## WHAT THE EXERCISE ASKS
Retype every line from the start of the data down to and including the line with "ax = fig.add_axes([85". Skip the pictures.
[BEGIN RECORDS SUPPLIED]
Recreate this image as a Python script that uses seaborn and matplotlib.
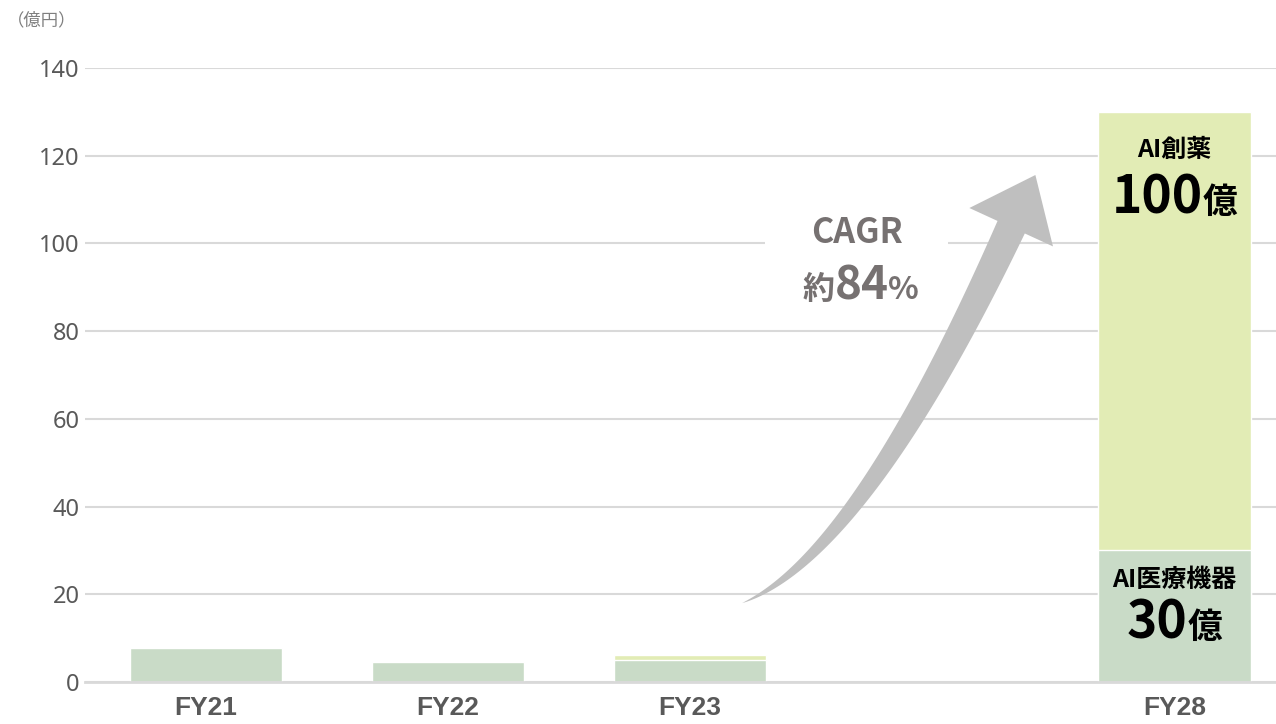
# Stacked bar chart: AI medical devices + AI drug discovery revenue, FY21-FY28

import numpy as np
import pandas as pd
import matplotlib.pyplot as plt
import matplotlib.transforms as mtransforms
from matplotlib.patches import Polygon, Rectangle
import seaborn as sns

# data (億円)
years = ["FY21", "FY22", "FY23", "FY28"]
medical = [7.8, 4.6, 5.0, 30]      # AI医療機器
drug = [0.0, 0.0, 1.2, 100]        # AI創薬
order = ["FY21", "FY22", "FY23", "", "FY28"]   # blank slot before FY28
y_ticks = [0, 20, 40, 60, 80, 100, 120, 140]

df = pd.DataFrame({"year": years, "medical": medical, "drug": drug})
df["total"] = df["medical"] + df["drug"]

sns.set_theme(style="white")
plt.rcParams['font.family'] = ['Noto Sans CJK JP', 'DejaVu Sans']

green = "#c9dbc7"
yellow = "#e2ecb5"
gray_txt = "#595959"

fig = plt.figure(figsize=(12.76, 7.24), dpi=100)
ax = fig.add_axes([85 / 1276, 1 - 682 / 724, 1 - 85 / 1276, (682 - 68) / 724])

# total first (yellow), then the medical part on top of it (green)
sns.barplot(data=df, x="year", y="total", order=order, color=yellow,
            width=0.63, saturation=1, ax=ax)
sns.barplot(data=df, x="year", y="medical", order=order, color=green,
            width=0.63, saturation=1, ax=ax)

ax.set_xlim(-0.5, 4.42)
ax.set_ylim(0, 140)
ax.set_yticks(y_ticks)
ax.set_xlabel("")
ax.set_ylabel("")
ax.set_axisbelow(True)
ax.yaxis.grid(True, color="#d9d9d9", linewidth=1.5)
for s in ["top", "right", "left"]:
    ax.spines[s].set_visible(False)
ax.spines["bottom"].set_color("#d9d9d9")
ax.spines["bottom"].set_linewidth(2)
ax.tick_params(axis="both", length=0)
ax.tick_params(axis="y", labelsize=17, labelcolor=gray_txt, pad=4)
ax.tick_params(axis="x", pad=10)
for lab in ax.get_yticklabels():
    lab.set_family(['Noto Sans', 'DejaVu Sans'])
for lab in ax.get_xticklabels():
    lab.set_fontsize(19)
    lab.set_fontweight("bold")
    lab.set_color(gray_txt)
    lab.set_family(['Liberation Sans', 'DejaVu Sans'])

fig.text(42 / 1276, 1 - 20 / 724, "（億円）", fontsize=12.5, color="#7f7f7f",
         ha="center", va="center")

fig.canvas.draw()
renderer = fig.canvas.get_renderer()


def place_pieces(x, y, pieces, color):
    # pieces: list of (text, size); group is centred on x, sits on baseline y
    texts = []
    widths = []
    for s, size in pieces:
        t = ax.text(x, y, s, fontsize=size, fontweight="bold", color=color,
                    ha="left", va="baseline", zorder=5)
        texts.append(t)
        widths.append(t.get_window_extent(renderer).width)
    start = -sum(widths) / 2
    for t, w in zip(texts, widths):
        t.set_transform(mtransforms.offset_copy(ax.transData, fig=fig, x=start, units="dots"))
        start += w


# labels inside the FY28 bar
ax.text(4, 121.3, "AI創薬", fontsize=18, fontweight="bold", color="black",
        ha="center", va="center", zorder=5)
place_pieces(4, 106.9, [("100", 37), ("億", 25)], "black")
ax.text(4, 23.3, "AI医療機器", fontsize=18, fontweight="bold", color="black",
        ha="center", va="center", zorder=5)
place_pieces(4, 10.0, [("30", 37), ("億", 25)], "black")

# CAGR note with white background over the grid
ax.add_patch(Rectangle((2.31, 84.8), 0.756, 24, facecolor="white",
                       edgecolor="none", zorder=1.5))
ax.text(2.69, 102.4, "CAGR", fontsize=24.5, fontweight="bold", color="#767171",
        ha="center", va="center", zorder=5)
place_pieces(2.705, 87.3, [("約", 23), ("84", 33), ("%", 23)], "#767171")

# curved growth arrow, built in display space so the width is even
P0 = ax.transData.transform((2.215, 18.0))
P1 = ax.transData.transform((2.702, 28.7))
P2 = ax.transData.transform((3.326, 103.7))
tip = ax.transData.transform((3.426, 115.6))
t = np.linspace(0, 1, 80)[:, None]
curve = (1 - t) ** 2 * P0 + 2 * (1 - t) * t * P1 + t ** 2 * P2
deriv = 2 * (1 - t) * (P1 - P0) + 2 * t * (P2 - P1)
tang = deriv / np.linalg.norm(deriv, axis=1)[:, None]
norm = np.column_stack([-tang[:, 1], tang[:, 0]])
half = 15 * t[:, 0] ** 0.85
left = curve + norm * half[:, None]
right = curve - norm * half[:, None]
hn = norm[-1]
head_l = P2 + hn * 46
head_r = P2 - hn * 46
pts = np.vstack([left, head_l, tip, head_r, right[::-1]])
pts = ax.transData.inverted().transform(pts)
ax.add_patch(Polygon(pts, closed=True, facecolor="#bfbfbf", edgecolor="none", zorder=4))

fig.savefig("out.png", dpi=100)
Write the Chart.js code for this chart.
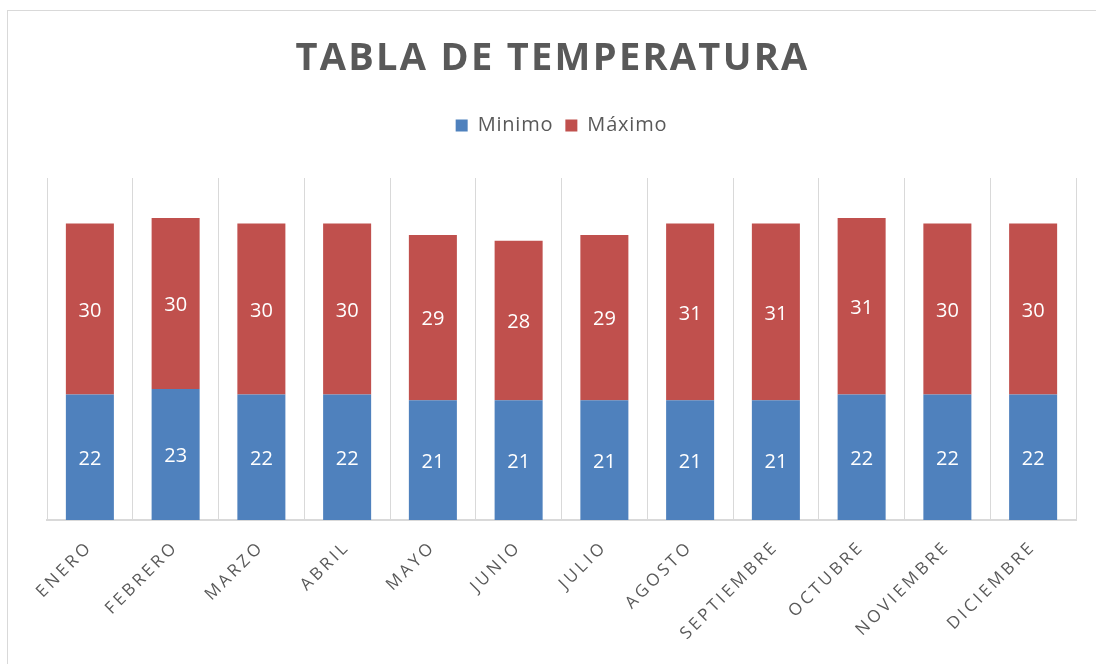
<!DOCTYPE html>
<html>
<head>
<meta charset="utf-8">
<script src="https://cdn.jsdelivr.net/npm/chart.js@4"></script>
<style>
  html, body { margin: 0; padding: 0; background: #fff; }
  #frame { position: absolute; left: 7px; top: 10px; width: 1200px; height: 800px; border: 1px solid #d9d9d9; }
  #chart { position: absolute; left: 0; top: 0; }
</style>
</head>
<body>
<div id="frame"></div>
<canvas id="chart" width="1096" height="664"></canvas>
<script>
  const meses = ['ENERO', 'FEBRERO', 'MARZO', 'ABRIL', 'MAYO', 'JUNIO', 'JULIO', 'AGOSTO', 'SEPTIEMBRE', 'OCTUBRE', 'NOVIEMBRE', 'DICIEMBRE'];
  const minimo = [22, 23, 22, 22, 21, 21, 21, 21, 21, 22, 22, 22];
  const maximo = [30, 30, 30, 30, 29, 28, 29, 31, 31, 31, 30, 30];

  const gris = '#595959';
  const fuente = "'Open Sans', sans-serif";

  // espaciado de letras: titulo y eje con mas aire, leyenda casi normal
  const espaciado = {
    id: 'espaciado',
    afterInit(chart) {
      const legend = chart.legend;
      const fit = legend.fit;
      legend.fit = function() {
        const ctx = this.ctx;
        const prev = ctx.letterSpacing;
        ctx.letterSpacing = '0.8px';
        fit.call(this);
        ctx.letterSpacing = prev;
        this.height = 74.4;
      };
      const draw = legend.draw;
      legend.draw = function() {
        const ctx = this.ctx;
        const prev = ctx.letterSpacing;
        ctx.letterSpacing = '0.8px';
        draw.call(this);
        ctx.letterSpacing = prev;
      };
      const title = chart.titleBlock;
      const drawTitle = title.draw;
      title.draw = function() {
        const ctx = this.ctx;
        ctx.save();
        ctx.letterSpacing = '2.3px';
        ctx.translate(-9, 0);
        drawTitle.call(this);
        ctx.restore();
      };
    },
    beforeUpdate(chart) { chart.ctx.letterSpacing = '3.2px'; },
    beforeDraw(chart) { chart.ctx.letterSpacing = '3.2px'; }
  };

  // valores dentro de cada segmento
  const etiquetas = {
    id: 'etiquetas',
    afterDatasetsDraw(chart) {
      const ctx = chart.ctx;
      ctx.save();
      ctx.letterSpacing = '0px';
      ctx.font = '20px ' + fuente;
      ctx.fillStyle = '#ffffff';
      ctx.textAlign = 'center';
      ctx.textBaseline = 'middle';
      chart.data.datasets.forEach(function(ds, i) {
        chart.getDatasetMeta(i).data.forEach(function(bar, j) {
          ctx.fillText(ds.data[j], bar.x, (bar.y + bar.base) / 2 + 2);
        });
      });
      ctx.restore();
    }
  };

  new Chart(document.getElementById('chart'), {
    type: 'bar',
    data: {
      labels: meses,
      datasets: [
        { label: 'Minimo', data: minimo, backgroundColor: '#4f81bd' },
        { label: 'Máximo', data: maximo, backgroundColor: '#c0504d' }
      ]
    },
    options: {
      responsive: false,
      animation: false,
      devicePixelRatio: 1,
      layout: { padding: { left: 47, right: 20, top: 0, bottom: 0 } },
      datasets: { bar: { barPercentage: 0.56, categoryPercentage: 1 } },
      plugins: {
        title: {
          display: true,
          text: 'TABLA DE TEMPERATURA',
          color: gris,
          font: { family: fuente, size: 38, weight: 'bold', lineHeight: 1.2 },
          padding: { top: 36, bottom: 22 }
        },
        legend: {
          display: true,
          labels: {
            color: gris,
            font: { family: fuente, size: 20 },
            boxWidth: 12,
            boxHeight: 12,
            padding: 12
          }
        },
        tooltip: { enabled: false }
      },
      scales: {
        x: {
          stacked: true,
          grid: { display: true, offset: true, color: '#d9d9d9', drawTicks: false },
          border: { color: '#d9d9d9', width: 2 },
          ticks: {
            color: gris,
            font: { family: fuente, size: 17 },
            minRotation: 45,
            maxRotation: 45,
            padding: 17
          },
          afterFit(scale) { scale.height = 144; }
        },
        y: {
          stacked: true,
          display: false,
          min: 0,
          max: 60
        }
      }
    },
    plugins: [espaciado, etiquetas]
  });
</script>
</body>
</html>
[END RECORDS SUPPLIED]
## SOLUTION TO THIS PROBLEM
Recreate this image as a Python script that uses seaborn and matplotlib.
# Stacked bar chart: AI medical devices + AI drug discovery revenue, FY21-FY28

import numpy as np
import pandas as pd
import matplotlib.pyplot as plt
import matplotlib.transforms as mtransforms
from matplotlib.patches import Polygon, Rectangle
import seaborn as sns

# data (億円)
years = ["FY21", "FY22", "FY23", "FY28"]
medical = [7.8, 4.6, 5.0, 30]      # AI医療機器
drug = [0.0, 0.0, 1.2, 100]        # AI創薬
order = ["FY21", "FY22", "FY23", "", "FY28"]   # blank slot before FY28
y_ticks = [0, 20, 40, 60, 80, 100, 120, 140]

df = pd.DataFrame({"year": years, "medical": medical, "drug": drug})
df["total"] = df["medical"] + df["drug"]

sns.set_theme(style="white")
plt.rcParams['font.family'] = ['Noto Sans CJK JP', 'DejaVu Sans']

green = "#c9dbc7"
yellow = "#e2ecb5"
gray_txt = "#595959"

fig = plt.figure(figsize=(12.76, 7.24), dpi=100)
ax = fig.add_axes([85 / 1276, 1 - 682 / 724, 1 - 85 / 1276, (682 - 68) / 724])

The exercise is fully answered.